Religion was once a tradition I kept up because it made me feel like another link in my familial chain, kneeling before the sacraments and inhaling Vatican incense. When I unceremoniously left the church, I severed ties with an institution that had marked the births and deaths of my family since they were in the old country. Their names were logged, their marriages were recorded. So was mine. 

If we go back far enough, though, all of our ancestors practiced the ‘old ways’ – the rituals and beliefs that put humans in touch with nature and helped us understand the world through its cycles. 

Perhaps what my heart longs for is the black forests of the Volga River valley, where my mom’s family came from. Or the sun-baked earth in southern Italy, where my father’s came from. The push and pull of both is almost equal, which makes it difficult to decide where one belongs.

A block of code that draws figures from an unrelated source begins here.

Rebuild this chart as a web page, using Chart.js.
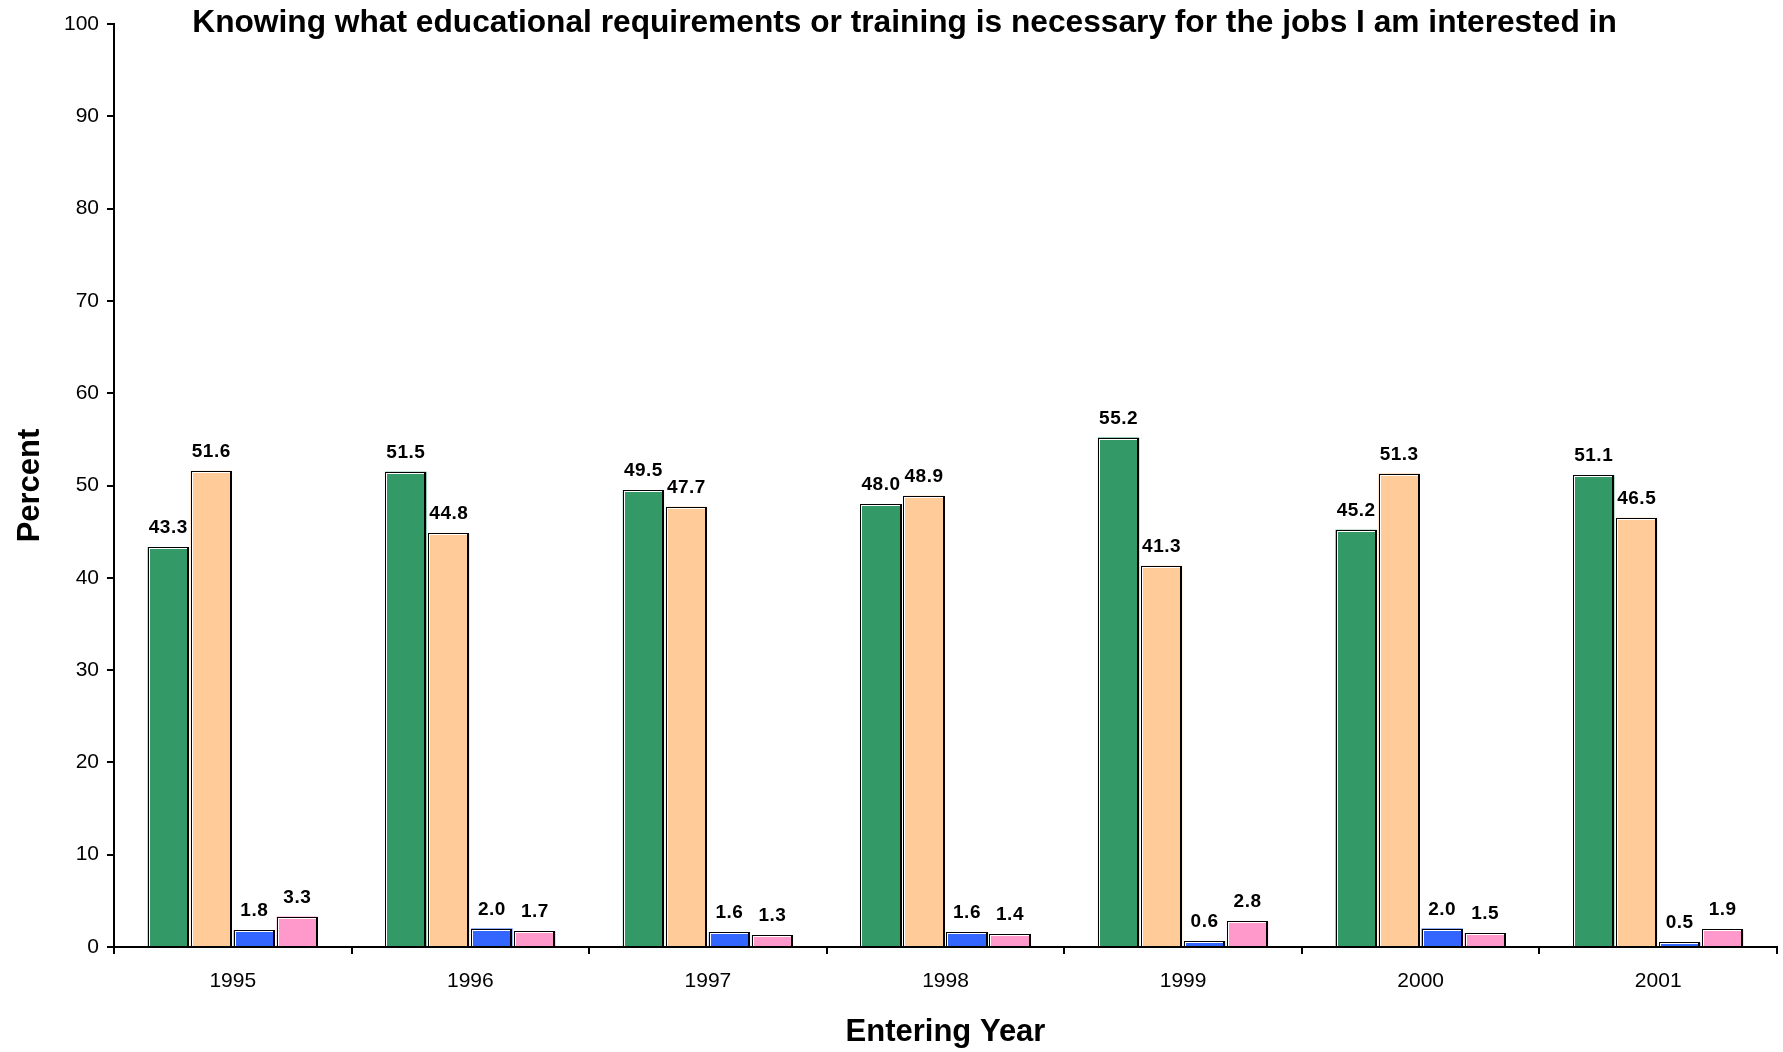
<!DOCTYPE html>
<html>
<head>
<meta charset="utf-8">
<script src="https://cdn.jsdelivr.net/npm/chart.js@4"></script>
<style>
  html, body { margin: 0; padding: 0; background: #fff; }
  #wrap { width: 1783px; height: 1052px; position: relative; }
</style>
</head>
<body>
<div id="wrap"><canvas id="c" width="1783" height="1052"></canvas></div>
<script>
const categories = ['1995', '1996', '1997', '1998', '1999', '2000', '2001'];
const series1 = [43.3, 51.5, 49.5, 48.0, 55.2, 45.2, 51.1];
const series2 = [51.6, 44.8, 47.7, 48.9, 41.3, 51.3, 46.5];
const series3 = [1.8, 2.0, 1.6, 1.6, 0.6, 2.0, 0.5];
const series4 = [3.3, 1.7, 1.3, 1.4, 2.8, 1.5, 1.9];
const seriesNames = ['Series 1', 'Series 2', 'Series 3', 'Series 4'];
const yTicks = [0, 10, 20, 30, 40, 50, 60, 70, 80, 90, 100];
const titleText = 'Knowing what educational requirements or training is necessary for the jobs I am interested in';
const xTitle = 'Entering Year';
const yTitle = 'Percent';

const FONT = 'Arial, "Liberation Sans", sans-serif';
const colors = ['#339966', '#FFCC99', '#3366FF', '#FF99CC'];

const titlePlugin = {
  id: 'topTitle',
  afterDraw(chart) {
    const ctx = chart.ctx;
    ctx.save();
    ctx.font = 'bold 31.7px ' + FONT;
    ctx.fillStyle = '#000';
    ctx.textAlign = 'center';
    ctx.textBaseline = 'alphabetic';
    ctx.fillText(titleText, chart.width / 2 + 13, 32);
    ctx.restore();
  }
};

const barStylePlugin = {
  id: 'barStyle',
  afterDatasetsDraw(chart) {
    const ctx = chart.ctx;
    ctx.save();
    chart.data.datasets.forEach((ds, i) => {
      const meta = chart.getDatasetMeta(i);
      meta.data.forEach((bar, j) => {
        const p = bar.getProps(['x', 'y', 'base', 'width'], true);
        const L = Math.round(p.x - p.width / 2), R = Math.round(p.x + p.width / 2);
        const T = Math.round(p.y), B = Math.round(p.base);
        const h = B - T;
        // black outline (left, top, thicker right)
        ctx.fillStyle = '#000';
        ctx.fillRect(L, T, 1, h);
        ctx.fillRect(L, T, R - L, 1);
        ctx.fillRect(R - 2, T, 2, h);
        // white inner highlight (left, top)
        if (h > 2) {
          ctx.fillStyle = '#fff';
          ctx.fillRect(L + 1, T + 1, 1, h - 1);
          ctx.fillRect(L + 1, T + 1, R - L - 3, 1);
        }
        // value label
        ctx.fillStyle = '#000';
        ctx.font = 'bold 19px ' + FONT;
        ctx.textAlign = 'center';
        ctx.textBaseline = 'alphabetic';
        if ('letterSpacing' in ctx) ctx.letterSpacing = '0.5px';
        ctx.fillText(ds.data[j].toFixed(1), p.x, T - 14);
        if ('letterSpacing' in ctx) ctx.letterSpacing = '0px';
      });
    });
    ctx.restore();
  }
};

const allSeries = [series1, series2, series3, series4];

new Chart(document.getElementById('c'), {
  type: 'bar',
  data: {
    labels: categories,
    datasets: allSeries.map((s, i) => ({
      label: seriesNames[i],
      data: s,
      backgroundColor: colors[i],
      borderWidth: 0,
      categoryPercentage: 0.724,
      barPercentage: 0.96
    }))
  },
  options: {
    responsive: false,
    animation: false,
    devicePixelRatio: 1,
    layout: { padding: { top: 24, right: 6, left: 0, bottom: 0 } },
    plugins: {
      legend: { display: false },
      title: { display: false },
      tooltip: { enabled: false }
    },
    scales: {
      x: {
        z: 1,
        afterFit(scale) { scale.height = 105; },
        grid: { display: true, drawOnChartArea: false, drawTicks: true, tickLength: 7, color: '#000', lineWidth: 2, offset: true },
        border: { display: true, color: '#000', width: 2 },
        ticks: { color: '#000', font: { family: FONT, size: 21 }, padding: 15, maxRotation: 0 },
        title: { display: true, text: xTitle, color: '#000', font: { family: FONT, size: 31, weight: 'bold' }, padding: { top: 0, bottom: 1 } }
      },
      y: {
        z: 1,
        min: 0, max: 100,
        afterFit(scale) { scale.width = 114; },
        afterBuildTicks(scale) { scale.ticks = yTicks.map(v => ({ value: v })); },
        grid: { display: true, drawOnChartArea: false, drawTicks: true, tickLength: 7, color: '#000', lineWidth: 2 },
        border: { display: true, color: '#000', width: 2 },
        ticks: { color: '#000', font: { family: FONT, size: 21 }, padding: 8 },
        title: { display: true, text: yTitle, color: '#000', font: { family: FONT, size: 31, weight: 'bold' }, padding: { top: 11.5, bottom: 0 } }
      }
    }
  },
  plugins: [titlePlugin, barStylePlugin]
});
</script>
</body>
</html>
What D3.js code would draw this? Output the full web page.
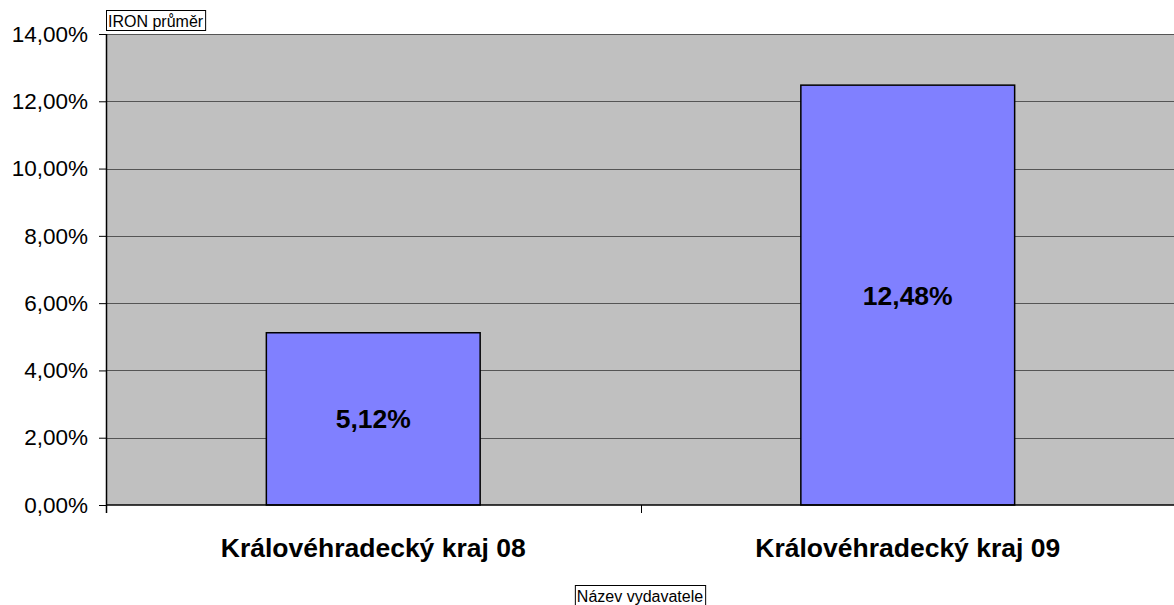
<!DOCTYPE html>
<meta charset="utf-8">
<style>
body { margin: 0; background: #fff; font-family: "Liberation Sans", Arial, sans-serif; }
.tick text { font-family: "Liberation Sans", Arial, sans-serif; }
</style>
<body>
<script src="https://d3js.org/d3.v7.min.js"></script>
<script>
// chart values
var categories = ["Královéhradecký kraj 08", "Královéhradecký kraj 09"];
var values = [0.0512, 0.1248];
var yTicks = [0, 0.02, 0.04, 0.06, 0.08, 0.10, 0.12, 0.14];
var yTitle = "IRON průměr";
var xTitle = "Název vydavatele";

var W = 1174, H = 605;
var margin = {top: 34, right: 0, bottom: 100, left: 106};
var width = 1175 - margin.left,
    height = 505 - margin.top;

var pct = function(v) { return d3.format(".2f")(v * 100).replace(".", ",") + "%"; };

var svg = d3.select("body").append("svg")
    .attr("width", W).attr("height", H);
var g = svg.append("g").attr("transform", "translate(" + margin.left + "," + margin.top + ")");

var x = d3.scaleBand().domain(categories).range([0, width]).paddingInner(0.6).paddingOuter(0.3);
var xb = d3.scaleBand().domain(categories).range([0, width]);
var y = d3.scaleLinear().domain([0, 0.14]).range([height, 0]);

// plot background
g.append("rect").attr("width", width).attr("height", height).attr("fill", "#c0c0c0");

// gridlines
g.selectAll(".grid").data(yTicks.slice(1)).enter().append("line")
    .attr("x1", 0).attr("x2", width)
    .attr("y1", function(d) { return Math.round(y(d)) + 0.5; })
    .attr("y2", function(d) { return Math.round(y(d)) + 0.5; })
    .attr("stroke", "#555").attr("stroke-width", 1);

// bars
g.selectAll(".bar").data(values).enter().append("rect")
    .attr("x", function(d, i) { return x(categories[i]); })
    .attr("y", function(d) { return y(d); })
    .attr("width", x.bandwidth())
    .attr("height", function(d) { return height - y(d); })
    .attr("fill", "#8080ff").attr("stroke", "#000").attr("stroke-width", 1.5);

// data labels
g.selectAll(".lbl").data(values).enter().append("text")
    .attr("x", function(d, i) { return x(categories[i]) + x.bandwidth() / 2; })
    .attr("y", function(d) { return (y(d) + height) / 2; })
    .attr("dy", "0.36em")
    .attr("text-anchor", "middle")
    .style("font-size", "26.5px").style("font-weight", "bold")
    .text(pct);

// y axis
var yAxis = g.append("g")
    .call(d3.axisLeft(y).tickValues(yTicks).tickFormat(pct).tickSize(7).tickPadding(11));
yAxis.select(".domain").attr("d", "M0.5,0V" + (height + 8)).attr("stroke", "#000").attr("stroke-width", 1.5);
yAxis.selectAll("text").style("font-size", "22.5px").attr("fill", "#000");

// x axis
var bounds = [0, width / 2, width];
g.append("line").attr("x1", 0).attr("x2", width).attr("y1", height).attr("y2", height)
    .attr("stroke", "#000").attr("stroke-width", 1.5);
g.selectAll(".xt").data(bounds).enter().append("line")
    .attr("x1", function(d) { return Math.round(d) + 0.5; })
    .attr("x2", function(d) { return Math.round(d) + 0.5; })
    .attr("y1", height).attr("y2", height + 8)
    .attr("stroke", "#000");
g.selectAll(".xl").data(categories).enter().append("text")
    .attr("x", function(d) { return xb(d) + xb.bandwidth() / 2; })
    .attr("y", height + 52)
    .attr("text-anchor", "middle")
    .style("font-size", "26.5px").style("font-weight", "bold")
    .text(function(d) { return d; });

// axis titles in boxes
function boxTitle(txt, cx, cy, fs, anchorLeft) {
    var box = svg.append("rect");
    var t = svg.append("text").attr("y", cy).attr("dy", "0.35em")
        .style("font-size", fs + "px").text(txt);
    var w = t.node().getComputedTextLength();
    var left = anchorLeft ? cx : cx - w / 2 - 2;
    t.attr("x", left + 2);
    box.attr("x", left + 0.5).attr("y", cy - fs / 2 - 2.5)
        .attr("width", w + 4).attr("height", fs + 4)
        .attr("fill", "#fff").attr("stroke", "#000");
}
boxTitle(yTitle, 106, 21, 16, true);
boxTitle(xTitle, 640, 596, 16, false);
</script>
</body>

If I feel a piece of my identity in both places, how can I call either home, or feel at home anywhere else?

When I married my husband, I became a Hamilton. I got to wear the tartan at balls, and I was part of a new family. It has been fun to feel like one of them, but I know I’m just an in-law – not a member in my own right.

Maybe these thoughts have come upon me because I’ve booked the shipment of our things and the flights for our pets. Maybe I’ve just been reading too much of Jonna Jinton’s blog, nostalgic for a life that was never my own. To be able to go back to a piece of the earth where my family once lived would be both a dream and impossible: it’s under the Moscow Sea.